CA Paris, 1re ch. sect. concurrence, 25 janvier 1994, n° ECOC9410019X

PARIS

Arrêt

PARTIES

Demandeur :

CEP Exposium (SA)

Défendeur :

Ministre de l'Economie, des Finances et du Budget

COMPOSITION DE LA JURIDICTION

Président :

M. Canivet

Avocat général :

Mme Thin

Conseillers :

MM. Guerin, Bargue, Beauquis, Cailliau

Avocat :

Me Simonel

CA Paris n° ECOC9410019X

25 janvier 1994

LA COUR statue sur le recours formé par la société CEP Exposium venant aux droits de la Société d'expositions et de promotion industrielle et commerciale (SEPIC), contre la décision n° 93-D-13 du 18 mai 1993 du Conseil de la concurrence (le conseil), qui a lui a infligé une sanction pécuniaire.

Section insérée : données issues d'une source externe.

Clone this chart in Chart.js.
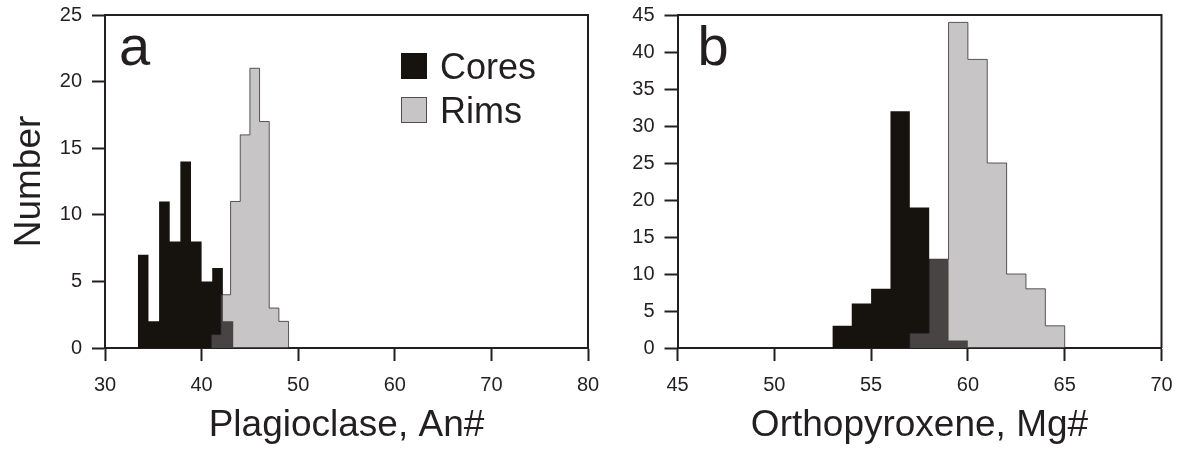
<!DOCTYPE html>
<html>
<head>
<meta charset="utf-8">
<script src="https://cdn.jsdelivr.net/npm/chart.js@4/dist/chart.umd.min.js"></script>
<style>
  html, body { margin: 0; padding: 0; background: #fff; }
  #wrap { position: relative; width: 1179px; height: 451px; overflow: hidden; }
  canvas { position: absolute; top: 0; }
  #chartA { left: 0; }
  #chartB { left: 600px; }
</style>
</head>
<body>
<div id="wrap">
  <canvas id="chartA" width="600" height="451"></canvas>
  <canvas id="chartB" width="579" height="451"></canvas>
</div>
<script>
// panel a: plagioclase An#
const aCoreEdges = [33.4, 34.5, 35.6, 36.7, 37.8, 38.9, 40.0, 41.1, 42.2, 43.3];
const aCoreCounts = [7, 2, 11, 8, 14, 8, 5, 6, 2];
const aRimEdges = [41, 42, 43, 44, 45, 46, 47, 48, 49];
const aRimCounts = [1, 4, 11, 16, 21, 17, 3, 2];
const aXTicks = [30, 40, 50, 60, 70, 80];
const aYTicks = [0, 5, 10, 15, 20, 25];

// panel b: orthopyroxene Mg#
const bCoreEdges = [53, 54, 55, 56, 57, 58, 59, 60];
const bCoreCounts = [3, 6, 8, 32, 19, 12, 1];
const bRimEdges = [57, 58, 59, 60, 61, 62, 63, 64, 65];
const bRimCounts = [2, 12, 44, 39, 25, 10, 8, 3];
const bXTicks = [45, 50, 55, 60, 65, 70];
const bYTicks = [0, 5, 10, 15, 20, 25, 30, 35, 40, 45];

const seriesNames = ['Cores', 'Rims'];

const FONT = "'Liberation Sans', Arial, Helvetica, sans-serif";
const INK = '#231f20';
const CORE_FILL = '#16130f';
const RIM_FILL = 'rgba(135, 128, 132, 0.455)';
const RIM_SWATCH = '#c8c5c7';
const RIM_LINE = 'rgba(40, 38, 40, 0.75)';

// step outline of a histogram: edges[i]..edges[i+1] has counts[i]
const histPoints = (edges, counts) => {
    const pts = [{ x: edges[0], y: 0 }];
    counts.forEach((c, i) => pts.push({ x: edges[i], y: c }));
    pts.push({ x: edges[edges.length - 1], y: 0 });
    return pts;
};

const framePlugin = {
    id: 'frame',
    afterDraw(chart) {
        const { ctx, chartArea: a } = chart;
        ctx.save();
        ctx.strokeStyle = INK;
        ctx.lineWidth = 2;
        ctx.beginPath();
        ctx.moveTo(a.left, a.top);
        ctx.lineTo(a.right, a.top);
        ctx.lineTo(a.right, a.bottom);
        ctx.stroke();
        // top-left and bottom-right tick stubs already come from the axes
        ctx.restore();
    },
};

const labelsPlugin = {
    id: 'panelText',
    afterDraw(chart, args, opts) {
        const { ctx, chartArea: a } = chart;
        ctx.save();
        ctx.fillStyle = INK;
        ctx.textBaseline = 'alphabetic';
        ctx.font = `56px ${FONT}`;
        ctx.fillText(opts.letter, a.left + opts.letterDx, 65);
        if (opts.legend) {
            const x0 = 401;
            ctx.fillStyle = CORE_FILL;
            ctx.fillRect(x0, 53, 26, 26);
            ctx.fillStyle = RIM_SWATCH;
            ctx.fillRect(x0, 97, 26, 26);
            ctx.strokeStyle = RIM_LINE;
            ctx.lineWidth = 1;
            ctx.strokeRect(x0 + 0.5, 97.5, 25, 25);
            ctx.fillStyle = INK;
            ctx.font = `36px ${FONT}`;
            ctx.fillText(seriesNames[0], 440, 79);
            ctx.fillText(seriesNames[1], 440, 123);
        }
        ctx.restore();
    },
};

const makeChart = (id, cfg) => {
    const axisCommon = {
        type: 'linear',
        grid: {
            drawOnChartArea: false,
            drawTicks: true,
            tickLength: 13,
            tickWidth: 2,
            tickColor: INK,
        },
        border: { display: true, color: INK, width: 2 },
    };
    return new Chart(document.getElementById(id).getContext('2d'), {
        type: 'line',
        data: {
            datasets: [
                {
                    label: seriesNames[1],
                    data: histPoints(cfg.rimEdges, cfg.rimCounts),
                    stepped: true,
                    fill: 'origin',
                    backgroundColor: RIM_FILL,
                    borderColor: RIM_LINE,
                    borderWidth: 1,
                    pointRadius: 0,
                    order: 1,
                },
                {
                    label: seriesNames[0],
                    data: histPoints(cfg.coreEdges, cfg.coreCounts),
                    stepped: true,
                    fill: 'origin',
                    backgroundColor: CORE_FILL,
                    borderColor: CORE_FILL,
                    borderWidth: 0,
                    pointRadius: 0,
                    order: 2,
                },
            ],
        },
        options: {
            responsive: false,
            animation: false,
            layout: { padding: { top: 15, right: cfg.padRight, left: 0, bottom: 0 } },
            scales: {
                x: {
                    ...axisCommon,
                    min: cfg.xTicks[0],
                    max: cfg.xTicks[cfg.xTicks.length - 1],
                    afterBuildTicks(scale) {
                        scale.ticks = cfg.xTicks.map((v) => ({ value: v }));
                    },
                    ticks: {
                        color: INK,
                        padding: 12,
                        maxRotation: 0,
                        font: { size: 20, family: FONT },
                    },
                    title: {
                        display: true,
                        text: cfg.xTitle,
                        color: INK,
                        font: { size: 37, family: FONT },
                        padding: { top: 0, bottom: 3 },
                    },
                    afterFit(scale) {
                        scale.height = 103;
                        scale.paddingLeft = 0;
                        scale.paddingRight = 0;
                    },
                },
                y: {
                    ...axisCommon,
                    min: cfg.yTicks[0],
                    max: cfg.yTicks[cfg.yTicks.length - 1],
                    afterBuildTicks(scale) {
                        scale.ticks = cfg.yTicks.map((v) => ({ value: v }));
                    },
                    ticks: {
                        color: INK,
                        padding: 10,
                        font: { size: 20, family: FONT },
                    },
                    title: {
                        display: !!cfg.yTitle,
                        text: cfg.yTitle || '',
                        color: INK,
                        font: { size: 37, family: FONT },
                        padding: { top: 8, bottom: 0 },
                    },
                    afterFit(scale) {
                        scale.width = cfg.yWidth;
                        scale.paddingTop = 0;
                        scale.paddingBottom = 0;
                    },
                },
            },
            plugins: {
                legend: { display: false },
                tooltip: { enabled: false },
                panelText: { letter: cfg.letter, letterDx: cfg.letterDx, legend: cfg.legend },
            },
        },
        plugins: [framePlugin, labelsPlugin],
    });
};

makeChart('chartA', {
    coreEdges: aCoreEdges,
    coreCounts: aCoreCounts,
    rimEdges: aRimEdges,
    rimCounts: aRimCounts,
    xTicks: aXTicks,
    yTicks: aYTicks,
    xTitle: 'Plagioclase, An#',
    yTitle: 'Number',
    yWidth: 105,
    padRight: 12,
    letter: 'a',
    letterDx: 14,
    legend: true,
});

makeChart('chartB', {
    coreEdges: bCoreEdges,
    coreCounts: bCoreCounts,
    rimEdges: bRimEdges,
    rimCounts: bRimCounts,
    xTicks: bXTicks,
    yTicks: bYTicks,
    xTitle: 'Orthopyroxene, Mg#',
    yTitle: '',
    yWidth: 77.5,
    padRight: 17.5,
    letter: 'b',
    letterDx: 20,
    legend: false,
});
</script>
</body>
</html>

Au soutien de sa décision, le conseil, examinant les pratiques dont la cour a été saisie par la société Levage Prestations Services (LPS) sur le marché de la manutention des matériels exposés dans les salons professionnels de biens d'équipement, a constaté et estimé que :

- la SEPIC a organisé en 1988 quatre expositions de biens d'équipement professionnel : Intermat, Machine-outil, Productique et Emballage, soit au Parc des Expositions de la Porte de Versailles, soit à celui de Paris-Nord - Villepinte, pour lesquelles elle a décidé de ne laisser exécuter les prestations de manutention pour les exposants que par six entreprises qu'elle a agréées et entre lesquelles elle a partagé les zones des expositions ;

- en procédant de manière discriminatoire au choix des prestations de ces travaux, écartant entre autres sans justification la société LPS, la SEPIC a, par les conventions d'exclusivité passées avec les entreprises ainsi sélectionnées, mis en œuvre des pratiques contraires aux prescriptions de l'article 7 de l'ordonnance du 1er décembre 1986 ;

- compte tenu de son chiffre d'affaires (124 000 000 F en 1991), de la situation de l'entreprise, de la gravité des pratiques retenues et du dommage causé à l'économie, la sanction pécuniaire infligée à la SEPIC par application de l'article 13 de l'ordonnance susvisée devait être fixée à la somme de 1 867 500 F.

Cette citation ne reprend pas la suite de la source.